Maria Amélia Vieira, 55 anos, a terceira testemunha ouvida esta terça-feira, chegaria à Rua do Moinho muitas horas depois dos acontecimentos. É a mãe de Rui Moniz, um dos ofendidos, ouvido na semana passada em tribunal. "Assim? Sem fazer nada", terá sido a resposta de Maria quando o filho lhe ligou para a informar que estava detido, na altura sem adiantar grandes explicações do que se viria a passar a esquadra de Alfragide.
Conta que, no dia anterior, pediu a Rui que fosse resolver uma situação contratual com a operadora de telecomunicações com a qual estavam vinculados. Era o filho quem costumava tratar dos assuntos burocráticos e das contas da casa. O jovem prometeu tratar do assunto e foi à saída da loja de telecomunicações, junto à esquadra, que foi surpreendido por três agentes que o terão agredido, insultado e depois levado para o estabelecimento policial, onde já estariam os outros jovens detidos.
Socos e pontapés.
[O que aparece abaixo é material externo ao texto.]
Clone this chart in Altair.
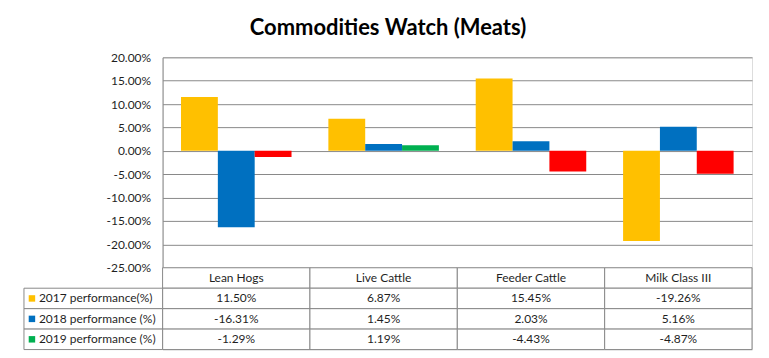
import altair as alt
import pandas as pd

# ---- data ----
categories = ["Lean Hogs", "Live Cattle", "Feeder Cattle", "Milk Class III"]
series_names = ["2017 performance(%)", "2018 performance (%)", "2019 performance (%)"]
perf_2017 = [11.50, 6.87, 15.45, -19.26]
perf_2018 = [-16.31, 1.45, 2.03, 5.16]
perf_2019 = [-1.29, 1.19, -4.43, -4.87]
y_ticks = [20, 15, 10, 5, 0, -5, -10, -15, -20, -25]
chart_title = "Commodities Watch (Meats)"

# ---- styles ----
SERIES_COLORS = {
    "2017 performance(%)": "#FFC000",
    "2018 performance (%)": "#0070C0",
    "2019 performance (%)": "#00B050",
}
NEG_2019_COLOR = "#FF0000"
GRID = "#898989"
TEXT = "#1f1f1f"
FONT = "Lato"
FS = 12

PLOT_W = 591
PLOT_H = 211
TABLE_H = 82
STEP = PLOT_W / len(categories)
LEG_W = 139 / STEP  # legend column width in category units

# ---- bar data ----
rows = []
for s, vals in zip(series_names, [perf_2017, perf_2018, perf_2019]):
    for c, v in zip(categories, vals):
        if s == series_names[2] and v < 0:
            fill = NEG_2019_COLOR
        else:
            fill = SERIES_COLORS[s]
        rows.append({"category": c, "series": s, "value": v, "fill": fill})
bars_df = pd.DataFrame(rows)


def fmt(v):
    return f"{v:.2f}%"


# ---- table data ----
row_order = ["header"] + series_names
cells = []
for i, c in enumerate(categories):
    cells.append({"row": "header", "x0": i, "x1": i + 1, "xc": i + 0.5, "text": c})
for s, vals in zip(series_names, [perf_2017, perf_2018, perf_2019]):
    for i, v in enumerate(vals):
        cells.append({"row": s, "x0": i, "x1": i + 1, "xc": i + 0.5, "text": fmt(v)})
cells_df = pd.DataFrame(cells)

legend_df = pd.DataFrame(
    [{"row": s, "x0": -LEG_W, "x1": 0, "text": s, "color": SERIES_COLORS[s]} for s in series_names]
)

# ---- bar chart ----
label_expr = "replace(format(datum.value, '.2f'), '\u2212', '-') + '%'"
bars = alt.Chart(bars_df).mark_bar().encode(
    x=alt.X(
        "category:N",
        sort=categories,
        scale=alt.Scale(domain=categories, paddingInner=0.25, paddingOuter=0.125),
        axis=None,
    ),
    xOffset=alt.XOffset(
        "series:N",
        sort=series_names,
        scale=alt.Scale(domain=series_names, paddingInner=0, paddingOuter=0),
    ),
    y=alt.Y(
        "value:Q",
        scale=alt.Scale(domain=[-25, 20], nice=False, zero=False),
        axis=alt.Axis(
            values=y_ticks,
            labelExpr=label_expr,
            title=None,
            grid=True,
            gridColor=GRID,
            domainColor=GRID,
            ticks=False,
            labelPadding=12,
            labelFontSize=FS,
            labelColor=TEXT,
            labelFont=FONT,
        ),
    ),
    color=alt.Color("fill:N", scale=None),
).properties(width=PLOT_W, height=PLOT_H)

# ---- data table ----
x_scale = alt.Scale(domain=[0, len(categories)], nice=False, zero=False)
y_scale = alt.Scale(domain=row_order, paddingInner=0, paddingOuter=0)

rect_df = pd.concat([cells_df[["row", "x0", "x1"]], legend_df[["row", "x0", "x1"]]])
table_cells = alt.Chart(rect_df).mark_rect(fill="white", stroke=GRID, strokeWidth=1).encode(
    x=alt.X("x0:Q", scale=x_scale, axis=None),
    x2="x1:Q",
    y=alt.Y("row:N", sort=row_order, scale=y_scale, axis=None),
)
table_text = alt.Chart(cells_df).mark_text(
    font=FONT, fontSize=FS, color=TEXT, align="center", baseline="middle"
).encode(
    x=alt.X("xc:Q", scale=x_scale, axis=None),
    y=alt.Y("row:N", sort=row_order, scale=y_scale, axis=None),
    text="text:N",
)
legend_text = alt.Chart(legend_df).mark_text(
    font=FONT, fontSize=FS, color=TEXT, align="left", baseline="middle", dx=15
).encode(
    x=alt.X("x0:Q", scale=x_scale, axis=None),
    y=alt.Y("row:N", sort=row_order, scale=y_scale, axis=None),
    text="text:N",
)
legend_sq = alt.Chart(legend_df).transform_calculate(
    xs=f"datum.x0 + {8 / STEP}"
).mark_square(size=42, opacity=1).encode(
    x=alt.X("xs:Q", scale=x_scale, axis=None),
    y=alt.Y("row:N", sort=row_order, scale=y_scale, axis=None),
    color=alt.Color("color:N", scale=None),
)
table = alt.layer(table_cells, table_text, legend_text, legend_sq).properties(
    width=PLOT_W, height=TABLE_H
)

chart = alt.vconcat(bars, table, spacing=0, bounds="flush").properties(
    title=alt.TitleParams(
        chart_title, fontSize=22, font=FONT, fontWeight="bold", anchor="middle", offset=11, color="black"
    ),
    padding={"left": 15, "top": 8, "right": 8, "bottom": 0},
).configure_view(stroke=None).configure(background="white")

chart.save("out.html", embed_options={"renderer": "svg", "actions": False})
Foi assim que Rui contou ter sido recebido pelos agentes na esquadra. Só mais tarde conseguiria fazer o telefonema para a mãe, que se dirigiu imediatamente até lá, com um tacho e medicamentos debaixo do braço. Rui sofreu um AVC quando era mais novo, ficou com mazelas (um braço paralisado e uma perna com dificuldades de locomoção) e desde então que está dependente de medicação e de uma alimentação mais vigiada, como conta a mãe.
"Estava lá muita gente, familiares dos miúdos. Pedi informação ao agente que estava à porta, mas não me diziam nada", explica. Insistiu, alertando para os cuidados médicos que o filho necessitava, mas sem retorno. "Fiquei lá com o tacho e o medicamento na mão. E não sei se ele estava lá dentro ou não", concluiu.